Manuver Politik Pemerintahan SBY
Di sisi lain kita juga patut curiga kepada pemerintahan SBY-JK, ada kemungkinan pemerintahan SBY-JK melakukan politik Devide At Impera juga demi berjalannya program pemerintahannya. Hal ini bisa ditelusuri mulai dari pristiwa bom di Tentena beberapa waktu lalu yang tidak jelas siapa pelaku dan aktor intelektualnya, dan juga kasus Ahmadiyah akhir-akhir ini. Dengan adanya kedua kasus diatas, kita (rakyat Indonesia) dibiarkan bingung dan saling tuding saling mencurigai antara bangsa Indonesia sendiri, hal ini berakibat pada lupanya rakyat akan penderitaan yang mereka alami seperti kenaikan harga BBM, pemberantasan korupsi yang tidak menunjukkan perkembangan yang berarti, mahalnya biaya pendidikan, pelayanan kesehatan gratis yang di gembar-gemborkan serta hal-hal lain yang sebenarnya hal tersebut sangat merugikan bagi masyarakat.

Nihilisme Beragama
Menurut Frederich Nietzche, nihilisme merupakan suatu keadaan dimana terjadi keruntuhan seluruh bidang kehidupan. Seluruh bidang ini dapat dibagi menjadi dua yaitu : keagamaan (termasuk moral dan ilmu pengetahuan). Bila kita matchingkan dengan kondisi saat ini gejala nihilisme memang mulai terbukti (seperti kata nietzche bahwa pendapatnya akan berlaku bagi dua abad setelah ia mengeluarkan statemennya). Kasus ahmadiyah jika memang tidak menemui solusi secepatnya maka akan mengalami persoalan yang lebih parah yang ujung-ujungnya akan berdampak pada eksistensi islam sendiri.

Delegitimasi Islam
Kasus ahmadiyah disisi lain merupakan muka bopeng umat islam. Bagaimana tidak permasalahan yang seharusnya menjadi bagian dari internal umat islam ini menggema begitu luas dan berimplikasi pada kehidupan umat beragama yang bernaung dalam Negara Kesatuan Republik Indonesia. Hal ini bila ditilik secara seksama sangat bertentangan dengan slogan yang digembar-gemborkan oleh umat islam yaitu : islam sebagai “Rahmatan Lil Alamiin” (rahmat bagi seru sekalian alam).

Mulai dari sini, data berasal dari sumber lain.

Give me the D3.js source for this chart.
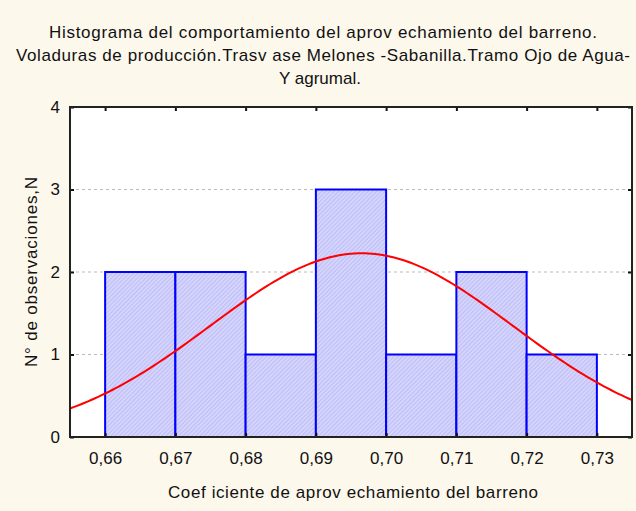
<!DOCTYPE html>
<html>
<head>
<meta charset="utf-8">
<script src="https://cdn.jsdelivr.net/npm/d3@7"></script>
<style>
  body { margin: 0; background: #fdf8ec; }
  svg { display: block; font-family: "Liberation Sans", Arial, sans-serif; }
</style>
</head>
<body>
<div id="chart"></div>
<script>
// histogram bins (lower edge, upper edge) and counts
const binStarts = [0.66, 0.67, 0.68, 0.69, 0.70, 0.71, 0.72];
const binEnds   = [0.67, 0.68, 0.69, 0.70, 0.71, 0.72, 0.73];
const counts    = [2, 2, 1, 3, 1, 2, 1];

const xTicks = [0.66, 0.67, 0.68, 0.69, 0.70, 0.71, 0.72, 0.73];
const yTicks = [0, 1, 2, 3, 4];

// fitted normal curve parameters
const fitMean = 0.6965;
const fitSd = 0.0215;

const titleLines = [
  "Histograma del comportamiento del aprov echamiento del barreno.",
  "Voladuras de producción.Trasv ase Melones -Sabanilla.Tramo Ojo de Agua-",
  "Y agrumal."
];
// widths of the long title lines in the reference, px (last line left natural)
const titleWidths = [548, 614, null];

const W = 636, H = 511;
const margin = { top: 107, right: 4, bottom: 74, left: 70 };
const width = W - margin.left - margin.right;
const height = H - margin.top - margin.bottom;
const fontSize = "17px";

const svg = d3.select("#chart").append("svg")
  .attr("width", W)
  .attr("height", H);

svg.append("rect").attr("width", W).attr("height", H).attr("fill", "#fdf8ec");

// title
svg.append("g").selectAll("text")
  .data(titleLines)
  .join("text")
  .attr("x", (d, i) => i == 2 ? 320 : 323)
  .attr("y", (d, i) => 38 + i * 23)
  .attr("text-anchor", "middle")
  .attr("textLength", (d, i) => titleWidths[i])
  .attr("lengthAdjust", "spacing")
  .style("font-size", fontSize)
  .attr("fill", "#111")
  .text(d => d);

const g = svg.append("g").attr("transform", `translate(${margin.left},${margin.top})`);

const x = d3.scaleLinear().domain([0.655, 0.735]).range([0, width]);
const y = d3.scaleLinear().domain([0, 4]).range([height, 0]);

g.append("rect").attr("width", width).attr("height", height).attr("fill", "#fff");

// dashed grid
g.append("g").selectAll("line")
  .data(yTicks.filter(d => d > 0 && d < 4))
  .join("line")
  .attr("x1", 0).attr("x2", width)
  .attr("y1", d => y(d)).attr("y2", d => y(d))
  .attr("stroke", "#bbb")
  .attr("stroke-dasharray", "3,3");

// hatch pattern for the bars
const defs = svg.append("defs");
const pat = defs.append("pattern")
  .attr("id", "hatch")
  .attr("width", 3).attr("height", 3)
  .attr("patternUnits", "userSpaceOnUse")
  .attr("patternTransform", "rotate(45)");
pat.append("rect").attr("width", 3).attr("height", 3).attr("fill", "#d4d4fc");
pat.append("line").attr("x1", 0).attr("y1", 0).attr("x2", 0).attr("y2", 3)
  .attr("stroke", "#b0b0f2").attr("stroke-width", 1.2);

const bins = binStarts.map((s, i) => ({ x0: s, x1: binEnds[i], n: counts[i] }));

g.append("g").selectAll("rect")
  .data(bins)
  .join("rect")
  .attr("x", d => x(d.x0))
  .attr("y", d => y(d.n))
  .attr("width", d => x(d.x1) - x(d.x0))
  .attr("height", d => y(0) - y(d.n))
  .attr("fill", "url(#hatch)")
  .attr("stroke", "#0000ff")
  .attr("stroke-width", 2);

// normal curve scaled to counts
const nTotal = d3.sum(counts);
const binW = 0.01;
const curveX = d3.range(0.655, 0.7351, 0.0005);
const normal = v => nTotal * binW / (fitSd * Math.sqrt(2 * Math.PI)) *
  Math.exp(-0.5 * ((v - fitMean) / fitSd) ** 2);

g.append("path")
  .datum(curveX)
  .attr("d", d3.line().x(d => x(d)).y(d => y(normal(d))))
  .attr("fill", "none")
  .attr("stroke", "#ff0000")
  .attr("stroke-width", 2);

// axes with inward ticks on all four sides
const styleAxis = sel => {
  sel.select(".domain").remove();
  sel.selectAll(".tick line").attr("stroke", "#111").attr("stroke-width", 2);
  sel.selectAll("text").style("font-size", fontSize).attr("fill", "#111");
};

g.append("g")
  .attr("transform", `translate(0,${height})`)
  .call(d3.axisBottom(x).tickValues(xTicks).tickSizeInner(-4).tickSizeOuter(0)
    .tickPadding(15).tickFormat(d => d3.format(".2f")(d).replace(".", ",")))
  .call(styleAxis);

g.append("g")
  .call(d3.axisTop(x).tickValues(xTicks).tickSizeInner(-4).tickSizeOuter(0).tickFormat(""))
  .call(styleAxis);

g.append("g")
  .call(d3.axisLeft(y).tickValues(yTicks).tickSizeInner(-4).tickSizeOuter(0)
    .tickPadding(10).tickFormat(d3.format("d")))
  .call(styleAxis);

g.append("g")
  .attr("transform", `translate(${width},0)`)
  .call(d3.axisRight(y).tickValues(yTicks).tickSizeInner(-4).tickSizeOuter(0).tickFormat(""))
  .call(styleAxis);

// frame
g.append("rect")
  .attr("width", width).attr("height", height)
  .attr("fill", "none")
  .attr("stroke", "#222")
  .attr("stroke-width", 2);

// axis titles
svg.append("text")
  .attr("x", 353).attr("y", 498)
  .attr("text-anchor", "middle")
  .attr("textLength", 370)
  .attr("lengthAdjust", "spacing")
  .style("font-size", fontSize)
  .attr("fill", "#111")
  .text("Coef iciente de aprov echamiento del barreno");

svg.append("text")
  .attr("transform", "translate(37,272) rotate(-90)")
  .attr("text-anchor", "middle")
  .attr("textLength", 190)
  .attr("lengthAdjust", "spacing")
  .style("font-size", fontSize)
  .attr("fill", "#111")
  .text("N° de observaciones,N");
</script>
</body>
</html>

Satu hal yang sangat mengkhawatirkan dari peristiwa ahmadiyah ini adalah lunturnya kepercayaan manusia terhadap agamanya. Manusia menganggap bahwa agama sudah tidak memiliki cara-cara yang budiman dalam menyelesaikan permasalahan keagamaan, agama hanya dijadikan legitimasi sebagian orang demi kepentingan pribadi mereka dan tidak pernah membela umat manusia secara keseluruhan. Agama hanya dijadikan ajang Truth Claim dan Salvation Claim tanpa adanya contoh kongkrit dari para pemeluknya. Selanjutnya terserah kepada kita sebagai umat islam untuk menyikapi permasalahan ini apakah kita hendak ikut-ikutan mengklaim saudara kita sebagai kafir dan sesat serta ikut berpartisipasi dalam pengerusakan tempat ibadah dengan dalih jihad dan berimbas pada kesengsaraan pada orang lain, atau kita hendak ikut-ikutan menolak fatwa dan mengutuk tindakan pengerusakan yang juga dilakukan oleh saudara-saudara kita ? semua terserah anda mau gitu kek, mau gini kek terserah tapi ingat satu hal yang menjadi tujuan agama diturunkan kemuka bumi ini adalah untuk menciptakan masyarakat yang saling menghormati satu dengan yang lain, saling tolong menolong antara satu dengan yang lain, dan menciptakan kedamaian dimuka bumi ini.